Il ne faisait en parlant ainsi à son entrée en fonctions qu’exprimer ce que tout le monde sentait et donner la séduction, l’autorité d’une raison lumineuse à une politique qui se dégageait pour ainsi dire des circonstances. Pour l’assemblée, comme pour M. Thiers, son délégué ou son plénipotentiaire d’ailleurs, il n’y avait pas un instant à perdre. On était au 19 février, et l’armistice à la faveur duquel assemblée et gouvernement venaient de se constituer à Bordeaux expirait le 21 à minuit. Le 20, M. Thiers partait pour Paris, accompagné de M. Jules Favre, qu’il avait gardé comme ministre des affaires étrangères, de M. le duc de Broglie, qui venait d’être nommé ambassadeur à Londres, de M. le baron Baude, envoyé pour représenter la France à Bruxelles, et d’une commission parlementaire nommée pour être en quelque sorte le témoin des négociations.
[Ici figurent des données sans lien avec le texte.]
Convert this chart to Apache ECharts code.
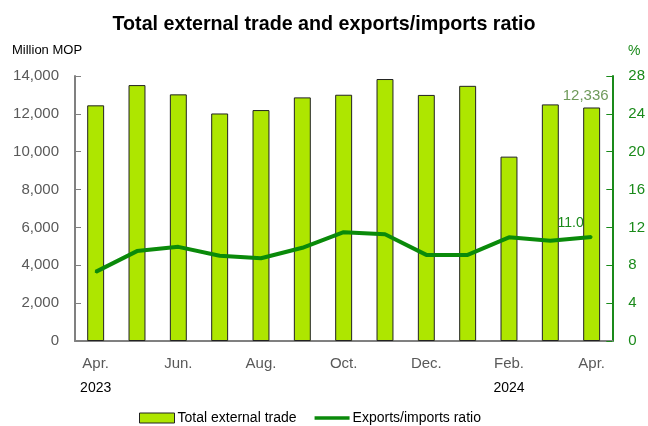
<!DOCTYPE html>
<html><head><meta charset="utf-8">
<script src="https://cdn.jsdelivr.net/npm/echarts@6/dist/echarts.min.js"></script>
<style>html,body{margin:0;padding:0;background:#fff}#c{width:648px;height:426px}</style>
</head><body><div id="c"></div>
<script>
const months = ['Apr.','May','Jun.','Jul.','Aug.','Sep.','Oct.','Nov.','Dec.','Jan.','Feb.','Mar.','Apr.'];
const years = ['2023','','','','','','','','','','2024','',''];
const totalTrade = [12450, 13520, 13030, 12020, 12200, 12870, 13010, 13840, 13000, 13480, 9740, 12500, 12336];
const ratio = [7.3, 9.5, 9.95, 9.0, 8.75, 9.85, 11.5, 11.28, 9.1, 9.1, 10.95, 10.6, 11.0];
const leftTicks = {min: 0, max: 14000, interval: 2000};
const rightTicks = {min: 0, max: 28, interval: 4};

const FONT = "'Liberation Sans Narrow','Arial Narrow','Liberation Sans',Arial,sans-serif";
const chart = echarts.init(document.getElementById('c'));
const last = totalTrade.length - 1;
chart.setOption({
  animation: false,
  textStyle: {fontFamily: FONT},
  title: {
    text: 'Total external trade and exports/imports ratio',
    left: 'center', top: 10,
    textStyle: {fontFamily: FONT, fontSize: 19.7, fontWeight: 'bold', color: '#000'}
  },
  graphic: [
    {type: 'text', left: 12, top: 44, style: {text: 'Million MOP', font: "13px " + FONT, fill: '#000'}},
    {type: 'text', left: 628, top: 44, style: {text: '%', font: "14px " + FONT, fill: '#1a8a1a'}}
  ],
  legend: {
    bottom: 1, left: 139, padding: 0, itemGap: 18, itemWidth: 35, itemHeight: 10,
    textStyle: {fontFamily: FONT, fontSize: 14, color: '#000', padding: [0, 0, 0, -2]},
    data: [
      {name: 'Total external trade', icon: 'rect', itemStyle: {color: '#AEE600', borderColor: '#222', borderWidth: 1}},
      {name: 'Exports/imports ratio', icon: 'path://M0,0L40,0L40,4L0,4Z', itemStyle: {color: '#0a8a0a'}}
    ]
  },
  grid: {left: 75, right: 35, top: 76, bottom: 85},
  xAxis: {
    type: 'category', data: months,
    axisLine: {lineStyle: {color: '#808080', width: 2}},
    axisTick: {inside: true, length: 6, lineStyle: {color: '#808080'}},
    axisLabel: {
      interval: 1, margin: 10,
      formatter: (v, i) => v + (years[i] ? '\n{y|' + years[i] + '}' : ''),
      color: '#595959', fontSize: 15, fontFamily: FONT, lineHeight: 25,
      rich: {y: {color: '#000', fontSize: 14, fontFamily: FONT, lineHeight: 25}}
    }
  },
  yAxis: [
    {
      type: 'value', min: leftTicks.min, max: leftTicks.max, interval: leftTicks.interval,
      axisLine: {show: true, lineStyle: {color: '#808080', width: 2}},
      axisTick: {show: true, inside: true, length: 6, lineStyle: {color: '#808080'}},
      splitLine: {show: false},
      axisLabel: {color: '#595959', fontSize: 15, fontFamily: FONT, margin: 16,
        formatter: v => v.toLocaleString('en-US')}
    },
    {
      type: 'value', min: rightTicks.min, max: rightTicks.max, interval: rightTicks.interval,
      position: 'right',
      axisLine: {show: true, lineStyle: {color: '#1a8a1a', width: 2}},
      axisTick: {show: true, inside: true, length: 6, lineStyle: {color: '#1a8a1a'}},
      splitLine: {show: false},
      axisLabel: {color: '#1a8a1a', fontSize: 15, fontFamily: FONT, margin: 16}
    }
  ],
  series: [
    {
      name: 'Total external trade', type: 'bar', yAxisIndex: 0, barWidth: '41%',
      itemStyle: {color: '#AEE600', borderColor: '#222', borderWidth: 1},
      data: totalTrade.map((v, i) => i === last ? {value: v, label: {show: true, position: 'top', distance: 4,
        offset: [-6, 0], formatter: p => p.value.toLocaleString('en-US'), color: '#6f9a5a', fontSize: 15, fontFamily: FONT}} : v)
    },
    {
      name: 'Exports/imports ratio', type: 'line', yAxisIndex: 1,
      symbol: 'circle', symbolSize: 2, showSymbol: true,
      lineStyle: {color: '#0a8a0a', width: 4}, itemStyle: {color: '#0a8a0a'},
      data: ratio.map((v, i) => i === last ? {value: v, label: {show: true, position: 'top', offset: [-21, -1],
        formatter: p => p.value.toFixed(1), color: '#1a8a1a', fontSize: 14, fontFamily: FONT}} : v)
    }
  ]
});
</script></body></html>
Avant tout il y avait cette question souveraine de la paix ou de la guerre qui ne pouvait être tranchée qu’à Versailles, où le vainqueur attendait immobile dans sa force et dans son orgueil, sans avoir précisé jusque-là les conditions qu’il prétendait imposer.

Certes, c’était pour M. Thiers une étrange et cruelle fortune d’avoir à porter le poids des malheurs qu’il avait prévus, qu’il n’avait pu ni détourner ni abréger, et de se trouver, — lui l’historien des grandeurs militaires d’autrefois, le politique aux instincts si vivement nationaux, — chargé de négocier la reddition de la France. Il avait pour coopérateur ou pour complice dans sa mission M. Jules Favre, qui ne pouvait lui être d’un grand secours, et une commission de l’assemblée de Bordeaux, qui l’avait accompagné à Paris, qui était pour lui corn ne une réserve sur laquelle il pouvait au besoin se replier. Il avait voulu tout d’abord faire seul sa première visite à Versailles, aller droit à M. de Bismarck, auprès de qui il se retrouvait, non plus.